■ What is being asked ■
Scan the listing below. Report each line that includes "picture".

■ Data section ■
┄┄┄┄┄┄┄┄┄┄┄┄┄┄┄┄┄┄┄┄
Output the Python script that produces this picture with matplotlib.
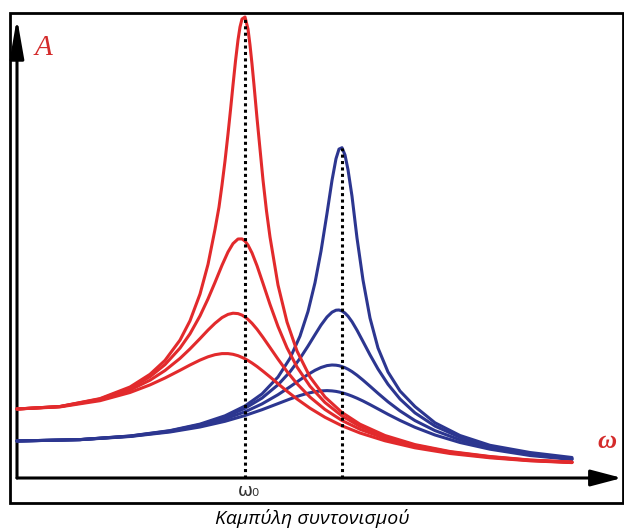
import matplotlib.pyplot as plt
from matplotlib.patches import FancyArrowPatch, Rectangle

# angular frequency samples (red family resonates at w0_red, blue at w0_blue)
red_w = [0, 43, 83, 113, 133, 148, 163, 173, 183, 191, 198, 205, 211, 216, 221, 225, 228,
         231, 235, 240, 246, 253, 261, 270, 280, 293, 308, 325, 343, 368, 398, 433, 473, 513, 555]
# the sharpest red peak gets a denser grid
red_1_w = [0, 43, 83, 113, 133, 148, 163, 173, 183, 191, 198, 202, 205, 208, 211, 213.5, 216,
           218.5, 221, 223, 225, 228, 231, 233, 235, 237, 240, 243, 246, 249.5, 253, 261, 270,
           280, 293, 308, 325, 343, 368, 398, 433, 473, 513, 555]
blue_w = [0, 63, 113, 153, 183, 208, 228, 245, 261, 273, 283, 291, 298, 304, 310, 315, 319,
          322, 325, 328, 331, 335, 340, 346, 353, 361, 371, 383, 398, 418, 443, 473, 513, 555]

w0_red = 228
w0_blue = 325

# amplitude, weakest damping first
red_1 = [69.0, 71.5, 79.4, 91.0, 103.7, 117.6, 137.9, 157.2, 183.9, 213.6, 248.6, 271.0, 293.0,
         317.0, 344.0, 368.0, 393.0, 417.0, 438.0, 451.0, 459.0, 461.0, 449.0, 433.0, 414.0,
         393.0, 360.0, 329.0, 298.0, 267.0, 241.0, 193.0, 156.0, 127.0, 101.0, 81.0, 65.5,
         53.8, 42.5, 33.4, 26.5, 21.5, 18.0, 16.0]
red_2 = [69.0, 71.5, 79.0, 89.8, 101.3, 113.4, 129.9, 144.2, 162.1, 179.1, 195.6, 212.7, 226.0,
         234.4, 239.0, 239.1, 236.9, 232.9, 225.1, 212.3, 194.6, 173.6, 151.5, 130.2, 111.0,
         91.8, 75.5, 62.0, 51.6, 41.3, 32.7, 26.0, 21.2, 17.8, 15.8]
red_3 = [69.0, 71.4, 78.3, 88.0, 97.8, 107.5, 119.6, 129.1, 139.4, 147.9, 154.7, 160.4, 163.6,
         164.8, 164.4, 162.9, 161.0, 158.6, 154.7, 148.8, 140.6, 130.5, 118.9, 106.5, 94.3,
         80.9, 68.5, 57.5, 48.7, 39.5, 31.7, 25.4, 20.8, 17.5, 15.6]
red_4 = [69.0, 71.1, 77.3, 85.5, 93.1, 100.0, 107.7, 113.0, 117.9, 121.2, 123.3, 124.4, 124.4,
         123.7, 122.3, 120.6, 119.2, 117.5, 115.0, 111.5, 106.8, 101.1, 94.3, 86.8, 79.0,
         69.8, 60.7, 52.2, 45.0, 37.2, 30.2, 24.5, 20.2, 17.2, 15.4]

blue_1 = [37.0, 38.4, 42.0, 47.4, 53.9, 62.2, 72.0, 84.1, 101.0, 119.7, 141.9, 166.5, 195.3,
          226.8, 264.6, 297.6, 319.3, 328.9, 330.3, 323.0, 308.3, 281.8, 240.0, 198.0, 160.0,
          130.0, 106.0, 87.0, 71.4, 55.2, 42.5, 32.7, 25.5, 20.5]
blue_2 = [37.0, 38.4, 41.9, 47.1, 53.3, 60.9, 69.7, 79.9, 93.2, 106.2, 119.6, 131.9, 143.3,
          152.9, 161.0, 165.8, 167.8, 168.0, 167.0, 164.9, 161.8, 156.3, 147.8, 136.5, 123.2,
          109.0, 93.7, 79.0, 65.1, 51.9, 40.7, 31.8, 24.2, 19.5]
blue_3 = [37.0, 38.4, 41.7, 46.6, 52.3, 59.0, 66.2, 74.1, 83.3, 91.2, 98.2, 103.5, 107.7,
          110.5, 112.4, 113.0, 112.8, 112.3, 111.4, 110.3, 108.8, 106.4, 102.8, 97.9, 91.8,
          84.7, 76.2, 67.1, 57.4, 47.4, 38.1, 30.4, 23.4, 19.0]
blue_4 = [37.0, 38.3, 41.5, 46.0, 51.0, 56.7, 62.5, 68.3, 74.4, 79.0, 82.5, 84.8, 86.3,
          87.1, 87.4, 87.1, 86.6, 86.0, 85.3, 84.4, 83.4, 81.9, 79.8, 77.0, 73.4,
          69.1, 63.7, 57.6, 50.7, 43.0, 35.5, 28.8, 22.5, 18.5]

red = '#e22a2c'
blue = '#2c3690'

fig = plt.figure(figsize=(6.24, 5.30), dpi=100)
ax = fig.add_axes([0, 0, 1, 1])
ax.set_xlim(-17, 607)
ax.set_ylim(-52, 478)
ax.axis('off')

for vals in [blue_4, blue_3, blue_2, blue_1]:
    ax.plot(blue_w, vals, color=blue, linewidth=2.2, solid_joinstyle='round', solid_capstyle='round')
for vals in [red_4, red_3, red_2]:
    ax.plot(red_w, vals, color=red, linewidth=2.2, solid_joinstyle='round', solid_capstyle='round')
ax.plot(red_1_w, red_1, color=red, linewidth=2.2, solid_joinstyle='round', solid_capstyle='round')

# dotted markers at the natural frequencies
ax.plot([w0_red, w0_red], [0, max(red_1)], color='black', linewidth=2.2, linestyle=(0, (1, 1.1)))
ax.plot([w0_blue, w0_blue], [0, max(blue_1)], color='black', linewidth=2.2, linestyle=(0, (1, 1.1)))

# axes drawn as arrows
ax.add_patch(FancyArrowPatch((0, 0), (0, 460), arrowstyle='-|>,head_length=2.4,head_width=0.42',
                             mutation_scale=10, linewidth=2.2, color='black', shrinkA=0, shrinkB=0))
ax.add_patch(FancyArrowPatch((0, 0), (605, 0), arrowstyle='-|>,head_length=1.9,head_width=0.5',
                             mutation_scale=10, linewidth=2.2, color='black', shrinkA=0, shrinkB=0))

# outer frame
ax.add_patch(Rectangle((-7, -25), 613, 490, fill=False, edgecolor='black', linewidth=2))

ax.text(26, 430, 'A', color='#d42b2b', fontsize=21, style='italic',
        family='Liberation Serif', ha='center', va='center')
ax.text(590, 37, 'ω', color='#d42b2b', fontsize=19, style='italic', weight='bold',
        family='Liberation Serif', ha='center', va='center')
ax.text(232, -13, 'ω₀', color='#333333', fontsize=13, family=['DejaVu Sans'],
        ha='center', va='center')

fig.text(312 / 624, 1 - 518 / 530, 'Καμπύλη συντονισμού', fontsize=14, style='italic',
         family=['Open Sans', 'DejaVu Sans'], ha='center', va='center')

plt.savefig('out.png', dpi=100)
┄┄┄┄┄┄┄┄┄┄┄┄┄┄┄┄┄┄┄┄
■ Exercise output ■
Output the Python script that produces this picture with matplotlib.

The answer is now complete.